The power of this product is its simplicity and the value it creates.  In a nutshell, you sign up to be notified of when an airline drops its prices on certain routes.  It’s as simple as that.  There are no sponsored deals…  no gimmicks…  No clickbait.  He (Scott, presumably) finds when routes go on sale, and emails it to the list when they do.

And I’ve told everybody I know about it.

We saved $2,000 when eight of us (two families of four each) to Spain last year.  We’re saving similarly on a trip to Montreal this summer for 11 of us.

What’s interesting about this offering is it’s simplicity.  You can’t go to the site and search for deals.  It doesn’t have gizmos and widgets and data science thingys.  It’s just an email a day.  It shows you where the deals are.  It characterizes some insights like “we think this deal will last for 24 hours”.  It has a button that preloads a google flights search with that deal in it.  Super, super simple.  And super, super valuable.

scotts

Lessons About Product Market Fit (PMF)

First things first…  if you’re creating exceptional value in any form, people will be excited about it and share the good news.  If you’re not seeing that virality, you need to work on the product and how your target audience consumes it.  We definitely had a phase at Windsor Circle where we scaled the sales effort on the back of an initial product market fit, and it lead to churn.  We had PMF for innovators but not for the mass market and it caused us a ton of pain because we scaled into the mass market before we’d truly achieved PMF for that segment.  Simply put, the innovators solved for some product deficiencies through creativity and hard work.  The Mass Market wants the “easy button.”  That’s not a knock on the mass market.  It’s a reality check that you have to solve for PMF in phases.

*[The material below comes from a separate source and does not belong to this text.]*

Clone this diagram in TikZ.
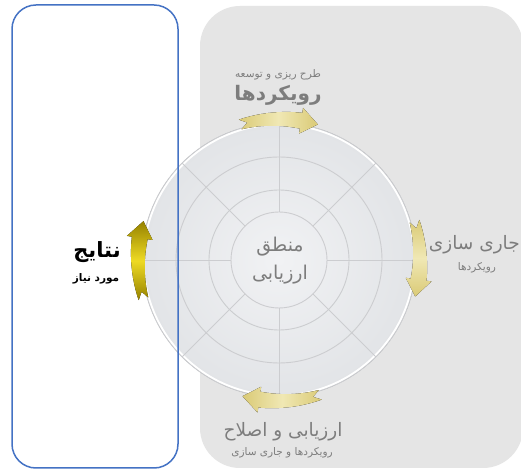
\documentclass[tikz,border=0pt]{standalone}
\usepackage{fontspec}
\usetikzlibrary{calc}
\newfontfamily\arabicfont[Script=Arabic]{DejaVu Sans}
\TeXXeTstate=1
\definecolor{bgray}{RGB}{229,229,229}
\definecolor{ringgray}{RGB}{204,205,208}
\definecolor{discin}{RGB}{241,242,244}
\definecolor{discout}{RGB}{226,228,231}
\definecolor{txtgray}{RGB}{125,125,125}
\definecolor{boxblue}{RGB}{68,114,196}
\definecolor{goldpale}{RGB}{218,202,118}
\definecolor{goldlight}{RGB}{240,232,180}
\definecolor{golddark}{RGB}{150,130,0}
\definecolor{goldbright}{RGB}{238,218,35}
\tikzset{
  lbl/.style={inner sep=0pt, text=txtgray},
  bigtxt/.style={lbl, font=\arabicfont\fontsize{18.5}{22}\selectfont},
  smalltxt/.style={lbl, font=\arabicfont\fontsize{10.5}{13}\selectfont},
  midtxt/.style={lbl, font=\arabicfont\fontsize{19}{22}\selectfont},
  ring/.style={draw=ringgray, line width=.9pt},
}
% curved arrow round the disc: tail angle, tip angle, fill
\newcommand\cyclearrow[3]{%
  \pgfmathsetmacro\hb{#2+7}%
  \pgfmathsetmacro\tn{#1-3}%
  \fill[shift={(C)},#3] plot[domain=#1:\hb,samples=12] (\x:{146+3*(#1-\x)/(#1-\hb)})
    -- (\hb:154) -- (#2:141) -- (\hb:128)
    -- plot[domain=\hb:#1,samples=12] (\x:{136-3*(#1-\x)/(#1-\hb)})
    -- (\tn:141) -- cycle;}

\begin{document}
\begin{tikzpicture}[x=1pt,y=1pt]
\useasboundingbox (0,0) rectangle (521,470);
\clip (0,0) rectangle (521,470);
\fill[white] (0,0) rectangle (521,470);
\fill[bgray,rounded corners=40pt] (200,2) rectangle (523,464);

% the disc
\coordinate (C) at (279,210);
\fill[inner color=discin,outer color=discout] (C) circle (137);
\draw[white,line width=2pt] (C) circle (135.5);
\draw[ring] (C) circle (137);
\foreach \r in {103,70,48}
  \draw[ring] (C) circle (\r);
\foreach \a in {0,45,...,315}
  \draw[ring] ($(C)+(\a:48)$) -- ($(C)+(\a:137)$);

% arrows
\cyclearrow{106}{74}{left color=goldpale,right color=goldpale,middle color=goldlight}
\cyclearrow{16}{-15}{top color=goldpale,bottom color=goldpale,middle color=goldlight}
\cyclearrow{-73}{-105}{left color=goldpale,right color=goldpale,middle color=goldlight}
\cyclearrow{196}{164}{top color=golddark,bottom color=golddark,middle color=goldbright}

% labels
\node[smalltxt] (plan1) at (278,395) {\beginR طرح ریزی و توسعه\endR};
\node[bigtxt,font=\arabicfont\bfseries\fontsize{20}{24}\selectfont] (plan2) at (278,375) {\beginR رویکردها\endR};
\node[bigtxt,anchor=east] (run1) at (520,225) {\beginR جاری سازی\endR};
\node[smalltxt] (run2) at (477,202) {\beginR رویکردها\endR};
\node[bigtxt] (eval1) at (283,38) {\beginR ارزیابی و اصلاح\endR};
\node[smalltxt] (eval2) at (282,17) {\beginR رویکردها و جاری سازی\endR};
\node[lbl,text=black,font=\arabicfont\bfseries\fontsize{21}{24}\selectfont] (res1) at (97,218) {\beginR نتایج\endR};
\node[lbl,text=black,font=\arabicfont\bfseries\fontsize{10.5}{13}\selectfont] (res2) at (96,191) {\beginR مورد نیاز\endR};
\node[midtxt] (mid1) at (280,223) {\beginR منطق\endR};
\node[midtxt] (mid2) at (280,195) {\beginR ارزیابی\endR};

\draw[boxblue,line width=1.5pt,rounded corners=24pt] (12,2) rectangle (178,465);
\end{tikzpicture}
\end{document}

What could we have interpreted better about these early signals?  We were good at asking for referrals and getting quotes.  We took that as the signal that we had PMF.  A much better indicator would have been a high flow of inbound, unsolicited referrals.  In another way of saying that, our strength in sales and marketing masked a product market fit problem that really only expressed itself once we were in the mass market and started seeing churn due to non-usage.  We’ve corrected a lot of those deficiencies, but only after some harrowing times (a strategic pivot upmarket, a restructuring that cut into a team that I loved dearly, etc).

There’s a completely separate issue here, and that is having enough dollars to innovate against a hard problem long enough to get PMF.  That doesn’t meant that we (I) should be let off the hook for making good strategic decisions…  but there is a reality that if you’re tackling a really hard problem, it may take more time and dollars than you realized when you took that first angel round.

I’ve got a few more posts worth of thoughts about this…  to be continued.